Coronary flow reserve and heart failure in experimental coxsackievirus myocarditis. A transthoracic Doppler echocardiography study

The objective of this study was to apply transthoracic Doppler echocardiography (TTDE) in mice to study coronary flow reserve (CFR), an index of coronary microvascular function, in mild and severe forms of experimental viral myocarditis. Regarding methodology, BALB/c mice were infected with cardiotropic coxsackieviruses causing either a mild (Nancy strain) or a severe (Woodruff strain) myocarditis. Left ventricular dimensions, fractional shortening, and CFR (ratio of left coronary artery flow velocity during maximal adenosine-induced vasodilatation to rest) were measured by TTDE before infection and again 1 or 2 wk after infection.

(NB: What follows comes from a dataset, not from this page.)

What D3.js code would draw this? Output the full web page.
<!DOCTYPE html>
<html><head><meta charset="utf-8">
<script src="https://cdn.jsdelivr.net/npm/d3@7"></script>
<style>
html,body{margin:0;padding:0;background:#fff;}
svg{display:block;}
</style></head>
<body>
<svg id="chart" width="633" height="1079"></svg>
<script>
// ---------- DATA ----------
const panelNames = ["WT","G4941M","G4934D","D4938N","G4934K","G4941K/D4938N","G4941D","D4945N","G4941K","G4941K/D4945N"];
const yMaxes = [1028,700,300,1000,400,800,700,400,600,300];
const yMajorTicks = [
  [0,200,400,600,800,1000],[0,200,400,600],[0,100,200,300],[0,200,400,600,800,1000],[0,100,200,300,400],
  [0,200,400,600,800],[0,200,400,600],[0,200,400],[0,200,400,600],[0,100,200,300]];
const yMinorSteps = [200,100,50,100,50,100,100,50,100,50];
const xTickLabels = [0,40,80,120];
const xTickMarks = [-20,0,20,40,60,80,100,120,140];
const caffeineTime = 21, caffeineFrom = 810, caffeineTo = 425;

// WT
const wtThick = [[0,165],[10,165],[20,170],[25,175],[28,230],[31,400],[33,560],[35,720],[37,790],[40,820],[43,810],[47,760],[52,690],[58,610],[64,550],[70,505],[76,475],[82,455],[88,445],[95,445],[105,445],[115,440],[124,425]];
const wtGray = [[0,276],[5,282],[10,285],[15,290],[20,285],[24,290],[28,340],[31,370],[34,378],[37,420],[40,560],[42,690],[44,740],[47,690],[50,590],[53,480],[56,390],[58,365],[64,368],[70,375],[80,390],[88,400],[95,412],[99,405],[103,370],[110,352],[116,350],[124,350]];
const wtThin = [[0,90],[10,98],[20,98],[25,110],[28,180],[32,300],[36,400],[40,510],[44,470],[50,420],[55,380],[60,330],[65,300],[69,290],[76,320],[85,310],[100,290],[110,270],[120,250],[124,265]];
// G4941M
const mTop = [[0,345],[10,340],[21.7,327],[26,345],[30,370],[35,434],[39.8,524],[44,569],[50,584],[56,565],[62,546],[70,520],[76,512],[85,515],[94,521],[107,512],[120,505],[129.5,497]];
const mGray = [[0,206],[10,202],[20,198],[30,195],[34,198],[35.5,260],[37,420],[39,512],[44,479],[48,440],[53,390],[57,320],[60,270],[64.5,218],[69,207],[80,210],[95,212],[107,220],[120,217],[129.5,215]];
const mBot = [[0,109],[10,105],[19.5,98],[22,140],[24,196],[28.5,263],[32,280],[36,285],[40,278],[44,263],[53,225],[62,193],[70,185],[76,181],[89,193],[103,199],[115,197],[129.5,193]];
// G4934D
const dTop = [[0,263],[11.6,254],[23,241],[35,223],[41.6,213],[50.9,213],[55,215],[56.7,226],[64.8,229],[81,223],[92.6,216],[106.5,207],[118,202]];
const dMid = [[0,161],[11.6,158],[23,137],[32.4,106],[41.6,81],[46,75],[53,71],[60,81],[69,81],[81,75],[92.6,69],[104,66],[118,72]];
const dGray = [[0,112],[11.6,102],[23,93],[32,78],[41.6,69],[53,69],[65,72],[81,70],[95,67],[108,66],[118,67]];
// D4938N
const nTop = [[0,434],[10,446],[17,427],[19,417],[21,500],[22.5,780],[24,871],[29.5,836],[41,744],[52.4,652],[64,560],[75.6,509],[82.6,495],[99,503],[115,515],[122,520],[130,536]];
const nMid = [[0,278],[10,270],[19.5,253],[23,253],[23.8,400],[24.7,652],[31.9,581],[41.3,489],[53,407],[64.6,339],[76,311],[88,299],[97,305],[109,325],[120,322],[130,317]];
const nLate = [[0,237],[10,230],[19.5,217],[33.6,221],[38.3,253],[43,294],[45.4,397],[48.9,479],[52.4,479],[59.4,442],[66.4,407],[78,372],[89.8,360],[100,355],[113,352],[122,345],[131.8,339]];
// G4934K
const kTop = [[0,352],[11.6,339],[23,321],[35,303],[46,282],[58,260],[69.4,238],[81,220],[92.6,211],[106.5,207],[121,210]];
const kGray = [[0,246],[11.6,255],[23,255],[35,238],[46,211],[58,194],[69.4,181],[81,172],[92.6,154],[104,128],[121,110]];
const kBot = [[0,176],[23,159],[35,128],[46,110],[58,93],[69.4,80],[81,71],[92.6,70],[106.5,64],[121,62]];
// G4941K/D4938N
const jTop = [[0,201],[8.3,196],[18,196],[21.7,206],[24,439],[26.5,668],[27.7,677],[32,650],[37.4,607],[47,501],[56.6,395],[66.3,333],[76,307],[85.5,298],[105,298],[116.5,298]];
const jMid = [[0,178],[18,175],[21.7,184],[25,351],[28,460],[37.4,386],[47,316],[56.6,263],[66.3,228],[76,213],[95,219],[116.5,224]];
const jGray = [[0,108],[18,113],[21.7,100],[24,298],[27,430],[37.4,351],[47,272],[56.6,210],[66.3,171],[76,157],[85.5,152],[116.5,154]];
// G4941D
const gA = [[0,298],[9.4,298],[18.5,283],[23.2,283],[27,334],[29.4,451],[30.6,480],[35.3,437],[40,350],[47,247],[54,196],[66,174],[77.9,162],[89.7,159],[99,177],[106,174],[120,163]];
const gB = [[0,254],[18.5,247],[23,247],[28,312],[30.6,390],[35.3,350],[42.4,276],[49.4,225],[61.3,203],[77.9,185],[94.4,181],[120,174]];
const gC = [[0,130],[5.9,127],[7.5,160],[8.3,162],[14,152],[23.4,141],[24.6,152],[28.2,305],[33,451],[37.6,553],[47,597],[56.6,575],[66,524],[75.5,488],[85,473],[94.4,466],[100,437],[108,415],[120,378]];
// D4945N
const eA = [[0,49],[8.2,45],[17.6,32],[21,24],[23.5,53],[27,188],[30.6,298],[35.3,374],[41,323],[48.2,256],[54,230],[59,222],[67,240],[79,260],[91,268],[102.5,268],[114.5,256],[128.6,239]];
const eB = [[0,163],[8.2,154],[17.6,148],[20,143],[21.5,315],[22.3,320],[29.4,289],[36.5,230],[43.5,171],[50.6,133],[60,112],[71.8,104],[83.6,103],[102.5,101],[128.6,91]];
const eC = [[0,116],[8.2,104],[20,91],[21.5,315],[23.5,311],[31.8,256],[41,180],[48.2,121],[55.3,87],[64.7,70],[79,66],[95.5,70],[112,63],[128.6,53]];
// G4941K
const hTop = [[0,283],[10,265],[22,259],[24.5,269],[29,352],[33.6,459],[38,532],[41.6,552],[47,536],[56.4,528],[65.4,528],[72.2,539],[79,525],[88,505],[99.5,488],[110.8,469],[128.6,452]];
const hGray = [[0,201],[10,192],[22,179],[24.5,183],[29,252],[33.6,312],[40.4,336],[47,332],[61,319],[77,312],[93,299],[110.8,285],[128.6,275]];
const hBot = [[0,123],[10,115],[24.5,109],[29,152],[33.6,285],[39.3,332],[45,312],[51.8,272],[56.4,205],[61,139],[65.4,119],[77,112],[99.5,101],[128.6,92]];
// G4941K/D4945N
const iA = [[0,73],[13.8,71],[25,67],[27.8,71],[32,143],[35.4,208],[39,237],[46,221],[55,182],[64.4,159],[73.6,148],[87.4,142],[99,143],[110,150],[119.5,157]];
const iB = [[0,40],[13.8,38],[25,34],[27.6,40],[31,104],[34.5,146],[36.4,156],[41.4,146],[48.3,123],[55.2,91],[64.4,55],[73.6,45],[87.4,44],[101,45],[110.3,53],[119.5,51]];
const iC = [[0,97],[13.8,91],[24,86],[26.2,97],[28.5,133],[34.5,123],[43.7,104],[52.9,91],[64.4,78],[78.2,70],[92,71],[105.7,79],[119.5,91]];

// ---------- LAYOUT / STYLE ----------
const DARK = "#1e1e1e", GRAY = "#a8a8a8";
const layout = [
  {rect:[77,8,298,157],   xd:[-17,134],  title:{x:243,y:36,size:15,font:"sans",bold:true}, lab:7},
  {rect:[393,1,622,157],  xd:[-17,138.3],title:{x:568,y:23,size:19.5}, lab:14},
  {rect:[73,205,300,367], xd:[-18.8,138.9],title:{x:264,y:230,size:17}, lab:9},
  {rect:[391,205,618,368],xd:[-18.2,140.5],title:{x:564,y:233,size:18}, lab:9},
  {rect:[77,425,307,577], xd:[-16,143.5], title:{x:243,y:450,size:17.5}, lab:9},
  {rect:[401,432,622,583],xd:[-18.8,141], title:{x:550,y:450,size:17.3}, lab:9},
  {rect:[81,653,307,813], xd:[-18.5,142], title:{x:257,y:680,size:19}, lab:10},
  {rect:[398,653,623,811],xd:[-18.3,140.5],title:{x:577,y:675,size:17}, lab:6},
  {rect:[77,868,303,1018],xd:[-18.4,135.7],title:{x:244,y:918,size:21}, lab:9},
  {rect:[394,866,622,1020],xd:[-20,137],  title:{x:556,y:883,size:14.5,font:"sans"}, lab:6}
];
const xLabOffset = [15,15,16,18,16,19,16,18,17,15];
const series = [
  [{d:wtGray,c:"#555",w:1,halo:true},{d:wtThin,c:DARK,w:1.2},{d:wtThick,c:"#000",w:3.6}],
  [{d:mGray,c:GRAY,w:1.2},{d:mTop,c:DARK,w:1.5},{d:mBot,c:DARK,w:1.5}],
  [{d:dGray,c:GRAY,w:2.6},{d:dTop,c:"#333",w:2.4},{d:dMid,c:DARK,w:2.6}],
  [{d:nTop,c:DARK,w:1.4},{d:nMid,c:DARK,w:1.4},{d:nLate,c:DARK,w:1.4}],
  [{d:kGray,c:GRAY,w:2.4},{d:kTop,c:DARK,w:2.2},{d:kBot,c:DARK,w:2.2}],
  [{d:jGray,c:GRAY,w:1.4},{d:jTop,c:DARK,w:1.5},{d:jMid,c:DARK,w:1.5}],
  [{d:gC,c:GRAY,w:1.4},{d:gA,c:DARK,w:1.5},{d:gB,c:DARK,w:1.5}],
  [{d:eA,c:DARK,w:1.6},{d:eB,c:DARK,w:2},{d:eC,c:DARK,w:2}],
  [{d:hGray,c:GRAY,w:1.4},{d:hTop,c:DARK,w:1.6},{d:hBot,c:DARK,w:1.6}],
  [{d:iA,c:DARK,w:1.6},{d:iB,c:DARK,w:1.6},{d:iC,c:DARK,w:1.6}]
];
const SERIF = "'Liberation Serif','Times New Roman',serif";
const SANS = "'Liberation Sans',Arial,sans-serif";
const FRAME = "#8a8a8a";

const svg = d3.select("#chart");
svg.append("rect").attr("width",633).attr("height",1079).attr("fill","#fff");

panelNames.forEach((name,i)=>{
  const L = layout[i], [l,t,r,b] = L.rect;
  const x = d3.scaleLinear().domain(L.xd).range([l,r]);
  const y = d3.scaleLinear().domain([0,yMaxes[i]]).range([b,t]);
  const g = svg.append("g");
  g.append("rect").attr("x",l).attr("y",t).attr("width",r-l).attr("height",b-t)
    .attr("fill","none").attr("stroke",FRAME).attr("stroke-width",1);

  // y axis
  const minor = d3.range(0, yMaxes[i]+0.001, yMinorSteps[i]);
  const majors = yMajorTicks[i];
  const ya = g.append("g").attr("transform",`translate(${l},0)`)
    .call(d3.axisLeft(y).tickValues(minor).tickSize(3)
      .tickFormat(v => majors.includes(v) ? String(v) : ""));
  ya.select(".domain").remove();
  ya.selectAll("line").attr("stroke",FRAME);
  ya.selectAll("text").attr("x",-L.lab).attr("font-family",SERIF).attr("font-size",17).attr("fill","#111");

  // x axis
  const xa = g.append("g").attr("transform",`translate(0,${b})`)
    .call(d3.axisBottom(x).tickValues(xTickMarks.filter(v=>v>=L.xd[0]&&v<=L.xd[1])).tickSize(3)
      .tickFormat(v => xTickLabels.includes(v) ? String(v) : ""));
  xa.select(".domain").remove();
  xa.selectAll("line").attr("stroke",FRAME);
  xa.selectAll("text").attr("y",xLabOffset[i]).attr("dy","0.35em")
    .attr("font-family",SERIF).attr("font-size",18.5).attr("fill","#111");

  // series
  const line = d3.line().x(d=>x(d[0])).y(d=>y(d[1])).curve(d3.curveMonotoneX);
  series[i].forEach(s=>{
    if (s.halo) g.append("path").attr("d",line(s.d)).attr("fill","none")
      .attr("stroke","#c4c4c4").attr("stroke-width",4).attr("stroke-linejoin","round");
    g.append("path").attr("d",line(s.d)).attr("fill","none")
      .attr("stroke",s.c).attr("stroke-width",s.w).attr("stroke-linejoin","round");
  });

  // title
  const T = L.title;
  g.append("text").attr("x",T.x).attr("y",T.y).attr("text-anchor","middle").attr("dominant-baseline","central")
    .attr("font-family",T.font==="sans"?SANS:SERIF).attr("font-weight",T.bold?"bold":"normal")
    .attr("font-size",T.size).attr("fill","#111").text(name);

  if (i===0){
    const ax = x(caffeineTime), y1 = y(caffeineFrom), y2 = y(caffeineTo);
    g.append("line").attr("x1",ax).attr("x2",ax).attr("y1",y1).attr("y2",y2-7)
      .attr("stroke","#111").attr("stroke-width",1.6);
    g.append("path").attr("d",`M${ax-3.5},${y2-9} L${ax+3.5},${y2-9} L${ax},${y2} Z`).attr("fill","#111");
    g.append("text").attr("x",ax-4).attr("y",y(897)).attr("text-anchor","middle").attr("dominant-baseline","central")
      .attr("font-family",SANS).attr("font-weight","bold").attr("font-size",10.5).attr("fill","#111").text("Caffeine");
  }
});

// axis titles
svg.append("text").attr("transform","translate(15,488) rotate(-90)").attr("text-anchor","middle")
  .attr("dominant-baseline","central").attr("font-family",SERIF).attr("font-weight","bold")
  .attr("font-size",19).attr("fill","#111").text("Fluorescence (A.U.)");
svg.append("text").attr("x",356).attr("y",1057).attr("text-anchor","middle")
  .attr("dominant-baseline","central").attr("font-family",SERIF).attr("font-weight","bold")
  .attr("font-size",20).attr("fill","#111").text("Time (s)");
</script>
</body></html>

As a result, the resting flow velocity did not change after infection. In contrast, CFR reduced significantly 1 wk after infection with either virus variant [from 2.5 (SD 0.3) to 1.4 (SD 0.1) in severe and from 2.4 (SD 0.4) to 2.1 (SD 0.3) in mild myocarditis], being significantly lower in the severe than mild myocarditis. CFR remained low in severe myocarditis 2 wk after infection. Fractional shortening decreased to the same levels 1 wk after infection with either virus variant [from 0.54 (SD 0.02) to 0.43 (SD 0.03) in severe and from 0.51 (SD 0.03) to 0.44 (SD 0.02) in mild myocarditis, P < 0.05]. However, 2 wk after infection, mice with severe myocarditis had enlarged left ventricles and lower fractional shortening [0.31 (SD 0.03)] than mice with mild myocarditis [0.47 (SD 0.02), P < 0.01]. In conclusion, CFR measured with TTDE is reduced in coxsackievirus myocarditis in mice. Low CFR is associated with progressive heart failure, indicating that dysfunction of coronary microcirculation is a determinant of poor outcome in viral myocarditis.